* [DATA]
━━━━━━━━━━
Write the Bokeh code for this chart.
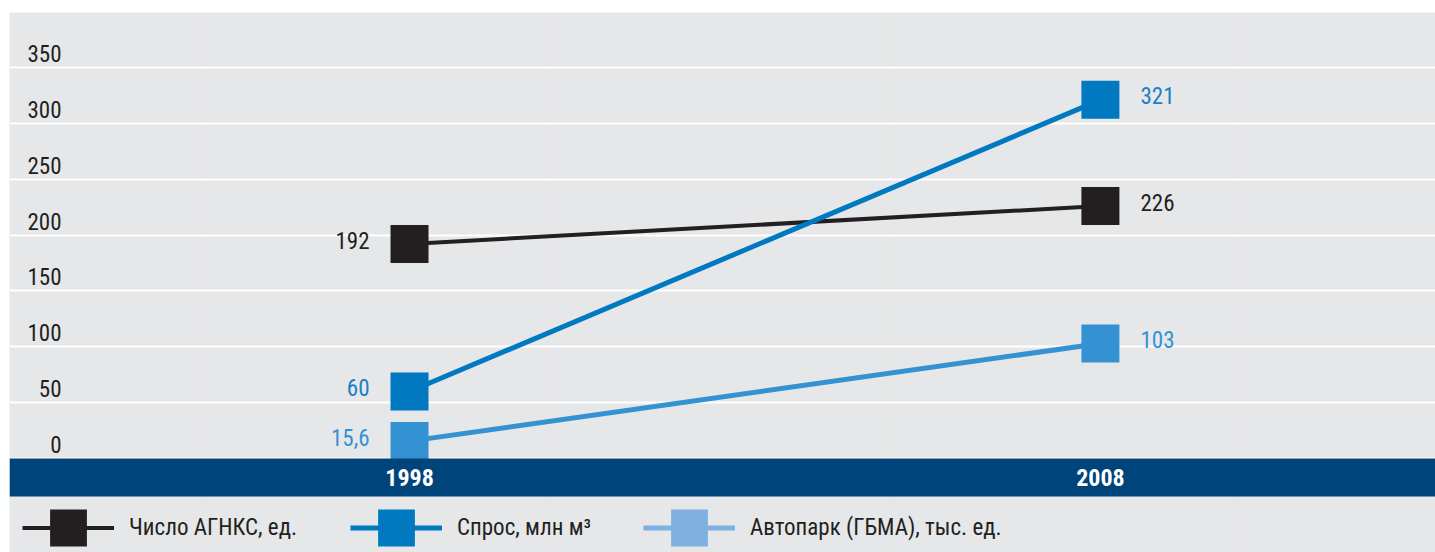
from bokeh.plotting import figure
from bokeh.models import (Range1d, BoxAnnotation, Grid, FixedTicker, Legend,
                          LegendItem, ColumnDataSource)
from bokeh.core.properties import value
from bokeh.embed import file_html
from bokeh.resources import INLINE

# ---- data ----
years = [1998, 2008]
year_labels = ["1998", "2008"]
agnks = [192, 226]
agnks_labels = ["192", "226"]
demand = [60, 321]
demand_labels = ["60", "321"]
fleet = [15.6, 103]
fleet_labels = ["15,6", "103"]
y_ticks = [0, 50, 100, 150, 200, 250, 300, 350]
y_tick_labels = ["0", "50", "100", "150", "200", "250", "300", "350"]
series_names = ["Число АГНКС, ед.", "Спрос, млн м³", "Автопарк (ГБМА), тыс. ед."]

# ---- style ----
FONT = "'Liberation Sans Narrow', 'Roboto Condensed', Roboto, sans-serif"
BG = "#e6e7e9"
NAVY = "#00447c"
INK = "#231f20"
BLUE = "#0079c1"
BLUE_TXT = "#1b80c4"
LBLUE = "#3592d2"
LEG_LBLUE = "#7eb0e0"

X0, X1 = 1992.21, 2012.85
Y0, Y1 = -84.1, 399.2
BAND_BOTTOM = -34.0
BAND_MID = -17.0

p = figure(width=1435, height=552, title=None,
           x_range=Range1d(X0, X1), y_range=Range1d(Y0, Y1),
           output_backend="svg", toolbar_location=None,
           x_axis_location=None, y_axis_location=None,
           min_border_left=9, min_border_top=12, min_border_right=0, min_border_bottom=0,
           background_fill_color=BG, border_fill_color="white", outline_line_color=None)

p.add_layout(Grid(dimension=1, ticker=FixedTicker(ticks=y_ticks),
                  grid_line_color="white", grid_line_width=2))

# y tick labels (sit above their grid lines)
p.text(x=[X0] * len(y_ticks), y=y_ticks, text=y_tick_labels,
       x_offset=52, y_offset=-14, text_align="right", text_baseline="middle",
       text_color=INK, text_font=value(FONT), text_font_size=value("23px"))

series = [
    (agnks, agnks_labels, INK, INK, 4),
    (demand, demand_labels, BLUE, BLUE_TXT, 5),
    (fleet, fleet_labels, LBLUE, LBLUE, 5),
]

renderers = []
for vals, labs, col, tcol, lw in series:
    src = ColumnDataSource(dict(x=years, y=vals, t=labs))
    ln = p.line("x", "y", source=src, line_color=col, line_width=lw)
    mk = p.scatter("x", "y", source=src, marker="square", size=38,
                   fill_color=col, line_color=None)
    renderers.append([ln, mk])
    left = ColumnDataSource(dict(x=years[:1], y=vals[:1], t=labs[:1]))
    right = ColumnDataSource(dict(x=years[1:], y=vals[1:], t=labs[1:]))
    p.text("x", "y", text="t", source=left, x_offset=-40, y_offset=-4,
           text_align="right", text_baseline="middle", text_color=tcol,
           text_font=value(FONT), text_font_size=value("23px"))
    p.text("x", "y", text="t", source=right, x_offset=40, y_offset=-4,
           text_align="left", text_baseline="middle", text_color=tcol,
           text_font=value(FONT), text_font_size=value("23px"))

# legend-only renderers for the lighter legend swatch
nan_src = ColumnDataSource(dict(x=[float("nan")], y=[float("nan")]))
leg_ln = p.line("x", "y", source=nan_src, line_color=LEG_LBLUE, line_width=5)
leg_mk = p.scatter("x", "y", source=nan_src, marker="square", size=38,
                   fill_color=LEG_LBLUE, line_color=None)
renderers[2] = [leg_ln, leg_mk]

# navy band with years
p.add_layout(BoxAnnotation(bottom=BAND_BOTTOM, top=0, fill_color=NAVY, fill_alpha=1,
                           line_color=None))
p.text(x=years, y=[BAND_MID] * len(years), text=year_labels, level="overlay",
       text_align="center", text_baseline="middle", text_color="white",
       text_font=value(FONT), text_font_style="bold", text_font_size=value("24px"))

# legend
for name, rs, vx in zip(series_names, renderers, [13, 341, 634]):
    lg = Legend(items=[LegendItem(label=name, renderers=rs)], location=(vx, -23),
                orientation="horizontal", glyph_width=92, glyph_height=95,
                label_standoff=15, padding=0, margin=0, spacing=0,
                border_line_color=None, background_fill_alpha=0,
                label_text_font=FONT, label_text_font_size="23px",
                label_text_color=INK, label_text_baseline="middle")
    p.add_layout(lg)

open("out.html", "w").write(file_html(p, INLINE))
━━━━━━━━━━
* [WHAT YOU WILL DO] Please write out all the data again word for word, but not the pictures.

* [OUTPUT FOR THIS EXERCISE]
Write the Bokeh code for this chart.
from bokeh.plotting import figure
from bokeh.models import (Range1d, BoxAnnotation, Grid, FixedTicker, Legend,
                          LegendItem, ColumnDataSource)
from bokeh.core.properties import value
from bokeh.embed import file_html
from bokeh.resources import INLINE

# ---- data ----
years = [1998, 2008]
year_labels = ["1998", "2008"]
agnks = [192, 226]
agnks_labels = ["192", "226"]
demand = [60, 321]
demand_labels = ["60", "321"]
fleet = [15.6, 103]
fleet_labels = ["15,6", "103"]
y_ticks = [0, 50, 100, 150, 200, 250, 300, 350]
y_tick_labels = ["0", "50", "100", "150", "200", "250", "300", "350"]
series_names = ["Число АГНКС, ед.", "Спрос, млн м³", "Автопарк (ГБМА), тыс. ед."]

# ---- style ----
FONT = "'Liberation Sans Narrow', 'Roboto Condensed', Roboto, sans-serif"
BG = "#e6e7e9"
NAVY = "#00447c"
INK = "#231f20"
BLUE = "#0079c1"
BLUE_TXT = "#1b80c4"
LBLUE = "#3592d2"
LEG_LBLUE = "#7eb0e0"

X0, X1 = 1992.21, 2012.85
Y0, Y1 = -84.1, 399.2
BAND_BOTTOM = -34.0
BAND_MID = -17.0

p = figure(width=1435, height=552, title=None,
           x_range=Range1d(X0, X1), y_range=Range1d(Y0, Y1),
           output_backend="svg", toolbar_location=None,
           x_axis_location=None, y_axis_location=None,
           min_border_left=9, min_border_top=12, min_border_right=0, min_border_bottom=0,
           background_fill_color=BG, border_fill_color="white", outline_line_color=None)

p.add_layout(Grid(dimension=1, ticker=FixedTicker(ticks=y_ticks),
                  grid_line_color="white", grid_line_width=2))

# y tick labels (sit above their grid lines)
p.text(x=[X0] * len(y_ticks), y=y_ticks, text=y_tick_labels,
       x_offset=52, y_offset=-14, text_align="right", text_baseline="middle",
       text_color=INK, text_font=value(FONT), text_font_size=value("23px"))

series = [
    (agnks, agnks_labels, INK, INK, 4),
    (demand, demand_labels, BLUE, BLUE_TXT, 5),
    (fleet, fleet_labels, LBLUE, LBLUE, 5),
]

renderers = []
for vals, labs, col, tcol, lw in series:
    src = ColumnDataSource(dict(x=years, y=vals, t=labs))
    ln = p.line("x", "y", source=src, line_color=col, line_width=lw)
    mk = p.scatter("x", "y", source=src, marker="square", size=38,
                   fill_color=col, line_color=None)
    renderers.append([ln, mk])
    left = ColumnDataSource(dict(x=years[:1], y=vals[:1], t=labs[:1]))
    right = ColumnDataSource(dict(x=years[1:], y=vals[1:], t=labs[1:]))
    p.text("x", "y", text="t", source=left, x_offset=-40, y_offset=-4,
           text_align="right", text_baseline="middle", text_color=tcol,
           text_font=value(FONT), text_font_size=value("23px"))
    p.text("x", "y", text="t", source=right, x_offset=40, y_offset=-4,
           text_align="left", text_baseline="middle", text_color=tcol,
           text_font=value(FONT), text_font_size=value("23px"))

# legend-only renderers for the lighter legend swatch
nan_src = ColumnDataSource(dict(x=[float("nan")], y=[float("nan")]))
leg_ln = p.line("x", "y", source=nan_src, line_color=LEG_LBLUE, line_width=5)
leg_mk = p.scatter("x", "y", source=nan_src, marker="square", size=38,
                   fill_color=LEG_LBLUE, line_color=None)
renderers[2] = [leg_ln, leg_mk]

# navy band with years
p.add_layout(BoxAnnotation(bottom=BAND_BOTTOM, top=0, fill_color=NAVY, fill_alpha=1,
                           line_color=None))
p.text(x=years, y=[BAND_MID] * len(years), text=year_labels, level="overlay",
       text_align="center", text_baseline="middle", text_color="white",
       text_font=value(FONT), text_font_style="bold", text_font_size=value("24px"))

# legend
for name, rs, vx in zip(series_names, renderers, [13, 341, 634]):
    lg = Legend(items=[LegendItem(label=name, renderers=rs)], location=(vx, -23),
                orientation="horizontal", glyph_width=92, glyph_height=95,
                label_standoff=15, padding=0, margin=0, spacing=0,
                border_line_color=None, background_fill_alpha=0,
                label_text_font=FONT, label_text_font_size="23px",
                label_text_color=INK, label_text_baseline="middle")
    p.add_layout(lg)

open("out.html", "w").write(file_html(p, INLINE))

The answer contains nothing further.